The fragility of America’s aging power grid has experts sounding alarms nationwide. In its latest report card, the American Society of Civil Engineers (ASCE) gave U.S. energy infrastructure a D+ grade, indicating conditions are “poor” and “at risk.” This marks a decline from the previous C- grade, reflecting growing concerns about safety and capacity issues across the country’s electrical systems.
The North American Electric Reliability Corporation (NERC) warns that over half of the U.S. grid could face energy shortfalls within the next decade. Peak summer demand is expected to rise by 122 gigawatts in that time, while up to 115 gigawatts of existing generation could retire by 2034. These trends point to a widening gap between supply and demand.

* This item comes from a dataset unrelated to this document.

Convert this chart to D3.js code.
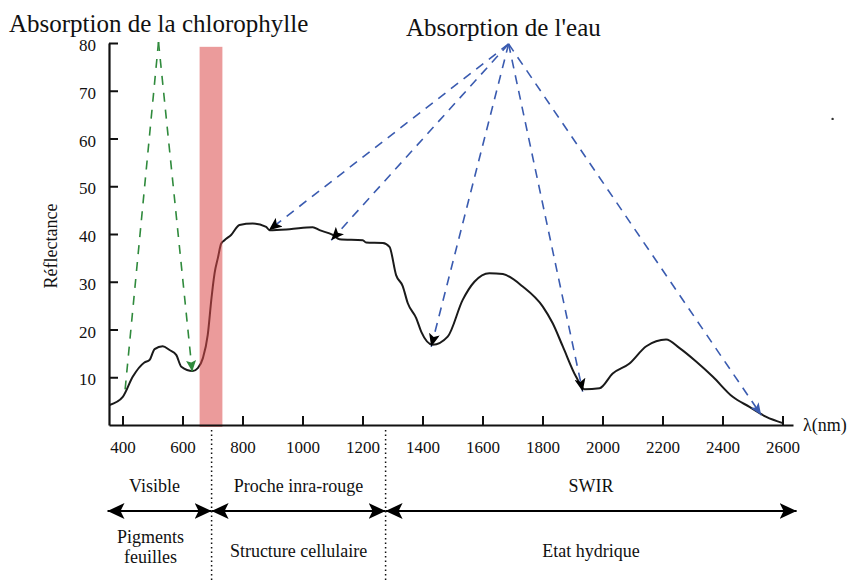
<!DOCTYPE html>
<html>
<head>
<meta charset="utf-8">
<script src="https://cdn.jsdelivr.net/npm/d3@7"></script>
<style>
  html, body { margin: 0; padding: 0; background: #fff; }
  svg { display: block; }
  text { font-family: "Liberation Serif", "Times New Roman", serif; fill: #111; }
</style>
</head>
<body>
<svg id="chart" width="853" height="583"></svg>
<script>
// ---------- data ----------
const wavelengths = [357, 401, 434, 473, 490, 507, 534, 557, 579, 596, 634, 651, 668, 684, 696, 701, 707, 718, 729, 740, 762, 790, 834, 879, 890, 957, 1034, 1057, 1101, 1123, 1201, 1212, 1268, 1290, 1312, 1334, 1351, 1379, 1396, 1434, 1484, 1534, 1573, 1623, 1668, 1734, 1801, 1834, 1868, 1912, 1940, 1990, 2034, 2090, 2146, 2212, 2257, 2312, 2368, 2434, 2490, 2546, 2601];
const reflectance = [4.2, 5.9, 10.1, 13.1, 13.6, 15.9, 16.5, 15.7, 14.7, 12.2, 11.3, 11.9, 14.0, 18.8, 26.2, 29.0, 31.8, 35.0, 38.0, 38.7, 39.8, 41.9, 42.2, 41.5, 40.8, 41.0, 41.4, 40.8, 39.8, 38.9, 38.7, 38.2, 38.1, 37.3, 31.4, 29.1, 25.5, 22.4, 19.5, 16.8, 18.5, 26.2, 30.0, 31.8, 31.6, 29.0, 24.8, 21.3, 16.4, 10.1, 7.5, 7.7, 10.8, 12.9, 16.5, 17.9, 16.1, 13.3, 10.1, 5.9, 3.8, 1.7, 0.4];

const xTicks = [400, 600, 800, 1000, 1200, 1400, 1600, 1800, 2000, 2200, 2400, 2600];
const yTicks = [10, 20, 30, 40, 50, 60, 70, 80];

// red-edge band [start, end, top]
const redBand = [657, 733, 79.2];

// chlorophyll absorption arrows: apex and targets [nm, value]
const chloroApex = [520, 80.2];
const chloroTargets = [[406.7, 6.1], [632.3, 11.2]];
const chloroHeads = [false, true];

// water absorption arrows
const waterApex = [1687, 79.8];
const waterTargets = [[887.7, 40.8], [1095.7, 38.7], [1429, 16.4], [1934, 7.0], [2529, 2.1]];
const waterHeadColors = ["black", "black", "black", "black", "blue"];

// spectral domains
const domainBounds = [350, 697, 1277, 2647];
const domainTop = ["Visible", "Proche inra-rouge", "SWIR"];
const domainBottom = [["Pigments", "feuilles"], ["Structure cellulaire"], ["Etat hydrique"]];

const titleChloro = "Absorption de la chlorophylle";
const titleWater = "Absorption de l'eau";
const yLabel = "Réflectance";
const xLabel = "λ(nm)";
const strayDot = [2767, 64.1];

// ---------- layout ----------
const FONT = "'Liberation Serif', 'Times New Roman', serif";
const svg = d3.select("#chart");
const x = d3.scaleLinear().domain([355, 2635]).range([109, 793]);
const y = d3.scaleLinear().domain([0, 80]).range([425, 43]);

const defs = svg.append("defs");
function marker(id, color, path, w, h, refX) {
  defs.append("marker")
    .attr("id", id).attr("markerUnits", "userSpaceOnUse")
    .attr("viewBox", `0 ${-h/2} ${w} ${h}`)
    .attr("refX", refX).attr("refY", 0)
    .attr("markerWidth", w).attr("markerHeight", h)
    .attr("orient", "auto-start-reverse")
    .append("path").attr("d", path).attr("fill", color);
}
marker("headBlack", "#000", "M0,-5.5L13,0L0,5.5L3,0Z", 13, 11, 13);
marker("headBlue", "#3a5bb0", "M0,-5L12,0L0,5L3,0Z", 12, 10, 12);
marker("headGreen", "#2f8a3c", "M0,-5L11,0L0,5L2,0Z", 11, 10, 11);
marker("headBig", "#000", "M0,-8L17,0L0,8L4,0Z", 17, 16, 17);

// ---------- curve ----------
const pts = wavelengths.map((w, i) => [w, reflectance[i]]);
svg.append("path")
  .datum(pts)
  .attr("fill", "none")
  .attr("stroke", "#1a1a1a")
  .attr("stroke-width", 2)
  .attr("stroke-linejoin", "round")
  .attr("d", d3.line().x(d => x(d[0])).y(d => y(d[1])).curve(d3.curveMonotoneX));

// ---------- red band (over curve) ----------
svg.append("rect")
  .attr("x", x(redBand[0]))
  .attr("width", x(redBand[1]) - x(redBand[0]))
  .attr("y", y(redBand[2]))
  .attr("height", y(0) + 2 - y(redBand[2]))
  .attr("fill", "rgb(218,73,73)")
  .attr("fill-opacity", 0.55);

// ---------- axes ----------
const fmt = d3.format("d");
const xAxis = svg.append("g")
  .attr("transform", `translate(0,${y(0)})`)
  .call(d3.axisBottom(x).tickValues(xTicks).tickFormat(fmt).tickSizeInner(-9).tickSizeOuter(0).tickPadding(16));
const yAxis = svg.append("g")
  .attr("transform", `translate(${x.range()[0]},0)`)
  .call(d3.axisLeft(y).tickValues(yTicks).tickFormat(fmt).tickSizeInner(-9).tickSizeOuter(0).tickPadding(13));
[xAxis, yAxis].forEach(g => {
  g.attr("font-family", FONT).attr("font-size", 17);
  g.select(".domain").attr("stroke", "#111").attr("stroke-width", 2.2);
  g.selectAll(".tick line").attr("stroke", "#111").attr("stroke-width", 2);
  g.selectAll(".tick text")
    .attr("font-family", FONT).style("font-family", FONT)
    .style("font-size", "17px").attr("fill", "#111");
});
yAxis.selectAll(".tick text").attr("dy", "0.45em");

svg.append("text")
  .attr("transform", `translate(57,${(y(0) + y(80)) / 2 + 12}) rotate(-90)`)
  .attr("text-anchor", "middle")
  .style("font-size", "18px")
  .text(yLabel);
svg.append("text")
  .attr("x", x.range()[1] + 10).attr("y", y(0) + 6)
  .style("font-size", "18px")
  .text(xLabel);

// ---------- titles ----------
svg.append("text").attr("x", 9).attr("y", 32).style("font-size", "25px").text(titleChloro);
svg.append("text").attr("x", 406).attr("y", 36).style("font-size", "25px").text(titleWater);

// ---------- dashed arrows ----------
chloroTargets.forEach((t, i) => {
  svg.append("line")
    .attr("x1", x(chloroApex[0])).attr("y1", y(chloroApex[1]))
    .attr("x2", x(t[0])).attr("y2", y(t[1]))
    .attr("stroke", "#2f8a3c").attr("stroke-width", 1.6)
    .attr("stroke-dasharray", "9,8")
    .attr("marker-end", chloroHeads[i] ? "url(#headGreen)" : null);
});
waterTargets.forEach((t, i) => {
  svg.append("line")
    .attr("x1", x(waterApex[0])).attr("y1", y(waterApex[1]))
    .attr("x2", x(t[0])).attr("y2", y(t[1]))
    .attr("stroke", "#3a5bb0").attr("stroke-width", 1.6)
    .attr("stroke-dasharray", "9,7")
    .attr("marker-end", waterHeadColors[i] === "blue" ? "url(#headBlue)" : "url(#headBlack)");
});

// ---------- spectral domains ----------
const lineY = 511;
for (let i = 0; i < domainTop.length; i++) {
  const a = x(domainBounds[i]), b = x(domainBounds[i + 1]);
  const cx = (a + b) / 2;
  svg.append("line")
    .attr("x1", a).attr("x2", b).attr("y1", lineY).attr("y2", lineY)
    .attr("stroke", "#000").attr("stroke-width", 2.2)
    .attr("marker-start", "url(#headBig)").attr("marker-end", "url(#headBig)");
  svg.append("text").attr("x", cx - (i === 0 ? 5 : 0)).attr("y", 492)
    .attr("text-anchor", "middle").style("font-size", "18px").text(domainTop[i]);
  const lines = domainBottom[i];
  lines.forEach((s, j) => {
    svg.append("text").attr("x", cx - (i === 0 ? 9 : 0))
      .attr("y", lines.length === 1 ? 557 : 543 + j * 20)
      .attr("text-anchor", "middle").style("font-size", "18px").text(s);
  });
}
// dotted separators
[domainBounds[1], domainBounds[2]].forEach(v => {
  svg.append("line")
    .attr("x1", x(v)).attr("x2", x(v)).attr("y1", y(0) + 5).attr("y2", 583)
    .attr("stroke", "#111").attr("stroke-width", 1.5)
    .attr("stroke-dasharray", "1.5,3");
});

// stray dot
svg.append("circle").attr("cx", x(strayDot[0])).attr("cy", y(strayDot[1])).attr("r", 1.2).attr("fill", "#333");
</script>
</body>
</html>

Weather-related disruptions are becoming more frequent. Since 2000, extreme weather has caused 80% of U.S. power outages. The last decade (2014-2023) saw twice as many weather-related outages compared to the 2000-2009 period, highlighting the grid’s vulnerability to climate change. These weather events resulted in property damage costs of $182 billion in 2024 alone.
At the same time, demand for electricity is surging. Forecasts show a 9% increase by 2028 and 18% by 2033. Data centers alone could account for 44% of load growth through 2028. Combined with electric vehicles, these technologies will require 35 gigawatts by 2030, doubling their current demand.
The investment needed is staggering. Experts identify a $578 billion gap for energy infrastructure alone, part of a $3.7 trillion overall infrastructure shortfall. For energy generation and delivery systems, $1.89 trillion in investment is required over the next decade. The transition to clean energy sources will require substantial grid upgrades to accommodate the influx of renewable energy systems.
Federal efforts are underway to address these challenges. The Infrastructure Investment and Jobs Act provided $550 billion in new funding, while the Inflation Reduction Act allocated $30 billion for clean energy projects. Last year, utilities spent $27.7 billion on transmission and $50.9 billion on distribution infrastructure. NERC has expressed particular concerns about natural gas supply during extreme weather events, especially in regions with high electricity production.
As the energy landscape evolves, 63 gigawatts of new utility-scale capacity is expected in 2025, with solar and battery storage leading the way at 81% of planned additions. However, regulatory hurdles continue to slow progress on critical transmission projects needed to strengthen America’s power grid.